**DIRECTIVE:** Say how many lines contain the word "Apache". Only the number should be given.

++++++++++++++++++++

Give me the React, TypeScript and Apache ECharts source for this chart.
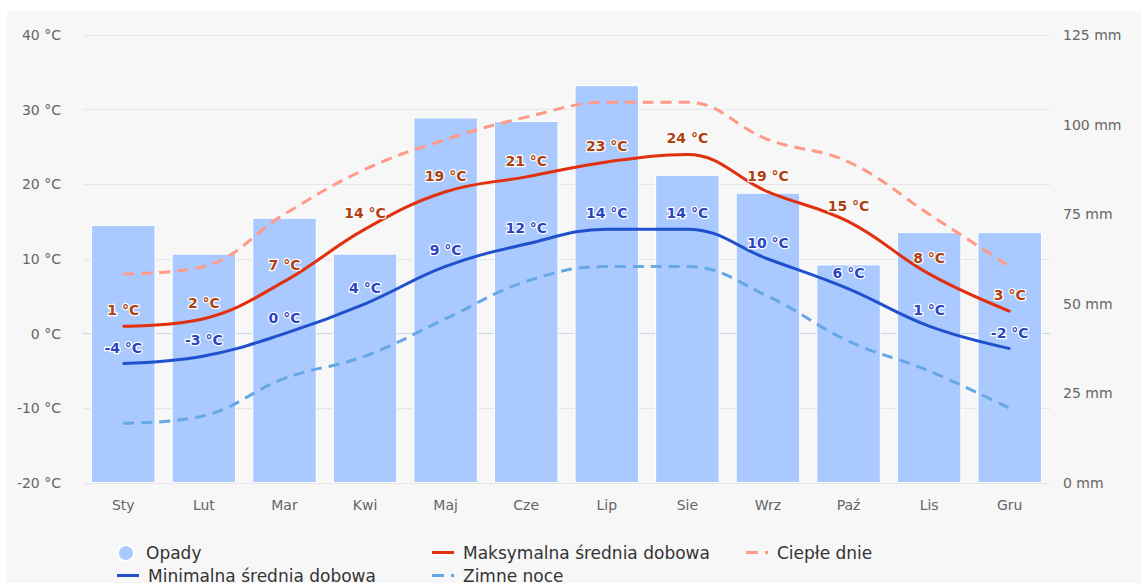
import React, { useEffect, useRef } from "react";
import * as echarts from "echarts";

const months = ["Sty", "Lut", "Mar", "Kwi", "Maj", "Cze", "Lip", "Sie", "Wrz", "Paź", "Lis", "Gru"];
const precipitation = [72, 64, 74, 64, 102, 101, 111, 86, 81, 61, 70, 70];
const maxTemp = [1, 2, 7, 14, 19, 21, 23, 24, 19, 15, 8, 3];
const minTemp = [-4, -3, 0, 4, 9, 12, 14, 14, 10, 6, 1, -2];
const warmDays = [8, 9, 16, 22, 26, 29, 31, 31, 26, 23, 16, 9];
const coldNights = [-12, -11, -6, -3, 2, 7, 9, 9, 5, -1, -5, -10];

const FONT = "DejaVu Sans";
const SOLID_ICON = "path://M0,0 H22 V3 H0 Z";
const DASH_ICON = "path://M0,0 H12 V3 H0 Z M19,0 H22 V3 H19 Z";

export default function App() {
  const ref = useRef<HTMLDivElement>(null);
  useEffect(() => {
    if (!ref.current) return;
    const chart = echarts.init(ref.current, null, { renderer: "svg" });
    const legendCommon = {
      orient: "horizontal" as const,
      itemWidth: 22,
      itemHeight: 3,
      padding: 0,
      textStyle: { fontFamily: FONT, fontSize: 17, color: "#333", padding: [0, 0, 0, 4] },
      selectedMode: false,
    };
    const row1 = 533;
    const row2 = 556;
    const labelCommon = {
      show: true,
      position: "top" as const,
      distance: 8,
      formatter: "{c} °C",
      fontSize: 14,
      fontWeight: "bold" as const,
      fontFamily: FONT,
      textBorderColor: "#ffffff",
      textBorderWidth: 2.5,
    };
    chart.setOption({
      animation: false,
      backgroundColor: "#f7f7f7",
      textStyle: { fontFamily: FONT },
      grid: { left: 76, right: 91, top: 24, bottom: 100 },
      legend: [
        { ...legendCommon, itemHeight: 16, left: 110, top: row1, data: [{ name: "Opady", icon: "circle" }] },
        { ...legendCommon, left: 110, top: row2, data: [{ name: "Minimalna średnia dobowa", icon: SOLID_ICON }] },
        { ...legendCommon, left: 425, top: row1, data: [{ name: "Maksymalna średnia dobowa", icon: SOLID_ICON }] },
        { ...legendCommon, left: 425, top: row2, data: [{ name: "Zimne noce", icon: DASH_ICON }] },
        { ...legendCommon, left: 739, top: row1, data: [{ name: "Ciepłe dnie", icon: DASH_ICON }] },
      ],
      xAxis: {
        type: "category",
        data: months,
        axisLine: { lineStyle: { color: "#ccd6eb" } },
        axisTick: { show: false },
        axisLabel: { color: "#666", fontSize: 14, margin: 15, fontFamily: FONT },
      },
      yAxis: [
        {
          type: "value",
          min: -20,
          max: 40,
          interval: 10,
          axisLabel: { formatter: "{value} °C", color: "#666", fontSize: 14, margin: 22, fontFamily: FONT },
          splitLine: { lineStyle: { color: "#e6e6e6" } },
          axisLine: { show: false },
          axisTick: { show: false },
        },
        {
          type: "value",
          min: 0,
          max: 125,
          interval: 25,
          position: "right",
          axisLabel: { formatter: "{value} mm", color: "#666", fontSize: 14, margin: 13, fontFamily: FONT },
          splitLine: { show: false },
          axisLine: { show: false },
          axisTick: { show: false },
        },
      ],
      series: [
        {
          name: "Opady",
          type: "bar",
          yAxisIndex: 1,
          data: precipitation,
          barCategoryGap: "20%",
          itemStyle: { color: "#a9c9ff", borderColor: "#ffffff", borderWidth: 1 },
          z: 1,
        },
        {
          name: "Maksymalna średnia dobowa",
          type: "line",
          data: maxTemp,
          smooth: 0.4,
          symbol: "circle",
          symbolSize: 2,
          showSymbol: true,
          lineStyle: { color: "#e0300e", width: 3 },
          itemStyle: { color: "#e0300e" },
          label: { ...labelCommon, color: "#b0400f" },
          z: 4,
        },
        {
          name: "Minimalna średnia dobowa",
          type: "line",
          data: minTemp,
          smooth: 0.4,
          symbol: "circle",
          symbolSize: 2,
          showSymbol: true,
          lineStyle: { color: "#2050cc", width: 3 },
          itemStyle: { color: "#2050cc" },
          label: { ...labelCommon, color: "#2a44c4" },
          z: 4,
        },
        {
          name: "Zimne noce",
          type: "line",
          data: coldNights,
          smooth: 0.4,
          symbol: "none",
          lineStyle: { color: "#66a8e6", width: 3, type: [11, 7] },
          itemStyle: { color: "#66a8e6" },
          z: 3,
        },
        {
          name: "Ciepłe dnie",
          type: "line",
          data: warmDays,
          smooth: 0.4,
          symbol: "none",
          lineStyle: { color: "#ff9a88", width: 3, type: [11, 7] },
          itemStyle: { color: "#ff9a88" },
          z: 3,
        },
      ],
    });
    return () => chart.dispose();
  }, []);
  return (
    <div style={{ position: "fixed", left: 0, top: 0, width: 1141, height: 583, background: "#fff" }}>
      <div ref={ref} style={{ position: "absolute", left: 7, top: 11, width: 1134, height: 572 }} />
    </div>
  );
}
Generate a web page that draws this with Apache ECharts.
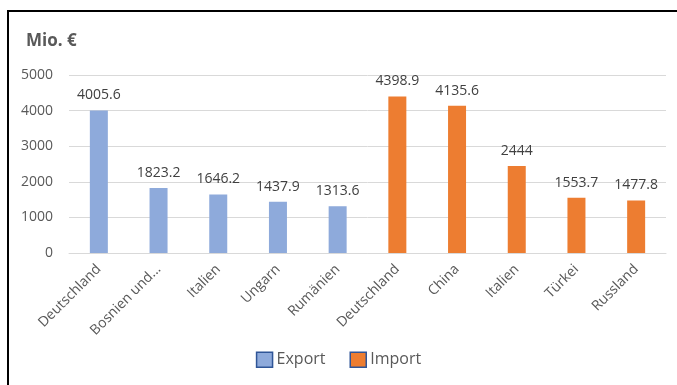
<!DOCTYPE html>
<html>
<head>
<meta charset="utf-8">
<script src="https://cdn.jsdelivr.net/npm/echarts@6/dist/echarts.min.js"></script>
<style>
  html, body { margin: 0; padding: 0; background: #fff; }
  #wrap { position: relative; width: 677px; height: 385px; }
  #chart { width: 677px; height: 385px; }
  #frame { position: absolute; left: 7px; top: 10px; right: 0; bottom: 0;
           border-top: 2px solid #000; border-left: 2px solid #000; pointer-events: none; }
</style>
</head>
<body>
<div id="wrap">
  <div id="chart"></div>
  <div id="frame"></div>
</div>
<script>
const categories = ['Deutschland', 'Bosnien und...', 'Italien', 'Ungarn', 'Rumänien',
                    'Deutschland', 'China', 'Italien', 'Türkei', 'Russland']
const exportValues = [4005.6, 1823.2, 1646.2, 1437.9, 1313.6, '-', '-', '-', '-', '-']
const importValues = ['-', '-', '-', '-', '-', 4398.9, 4135.6, 2444, 1553.7, 1477.8]
const yTicks = [0, 1000, 2000, 3000, 4000, 5000]

const font = '"Open Sans", "Noto Sans", sans-serif'
const grey = '#595959'

let chart = echarts.init(document.getElementById('chart'))

const barLabel = {
  show: true,
  position: 'top',
  distance: 8,
  color: '#404040',
  fontFamily: font,
  fontSize: 14
}

let option = {
  animation: false,
  title: {
    text: 'Mio. €',
    left: 21,
    top: 28,
    textStyle: { fontFamily: font, fontSize: 17, fontWeight: 'bold', color: grey }
  },
  legend: {
    bottom: 12,
    left: 'center',
    icon: 'rect',
    itemWidth: 16,
    itemHeight: 15,
    itemGap: 24,
    textStyle: { fontFamily: font, fontSize: 16, color: grey, padding: [0, 0, 0, -1] },
    data: [
      { name: 'Export', itemStyle: { borderColor: '#2f5597', borderWidth: 1.5 } },
      { name: 'Import', itemStyle: { borderColor: '#2f5597', borderWidth: 1.5 } }
    ]
  },
  grid: { left: 69, right: 11, top: 75, bottom: 132 },
  xAxis: {
    type: 'category',
    data: categories,
    axisTick: { show: false },
    axisLine: { lineStyle: { color: '#d9d9d9' } },
    axisLabel: { rotate: 45, interval: 0, color: grey, fontFamily: font, fontSize: 14, margin: 14 }
  },
  yAxis: {
    type: 'value',
    min: yTicks[0],
    max: yTicks[yTicks.length - 1],
    interval: 1000,
    axisLabel: { color: grey, fontFamily: font, fontSize: 14, margin: 16, formatter: v => String(v) },
    splitLine: { lineStyle: { color: '#d9d9d9' } }
  },
  series: [
    {
      name: 'Export',
      type: 'bar',
      barWidth: 18,
      barGap: '-100%',
      itemStyle: { color: '#8eaadb' },
      label: barLabel,
      data: exportValues
    },
    {
      name: 'Import',
      type: 'bar',
      barWidth: 18,
      itemStyle: { color: '#ed7d31' },
      label: barLabel,
      data: importValues
    }
  ]
}
chart.setOption(option)
</script>
</body>
</html>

++++++++++++++++++++

**REPLY:** 2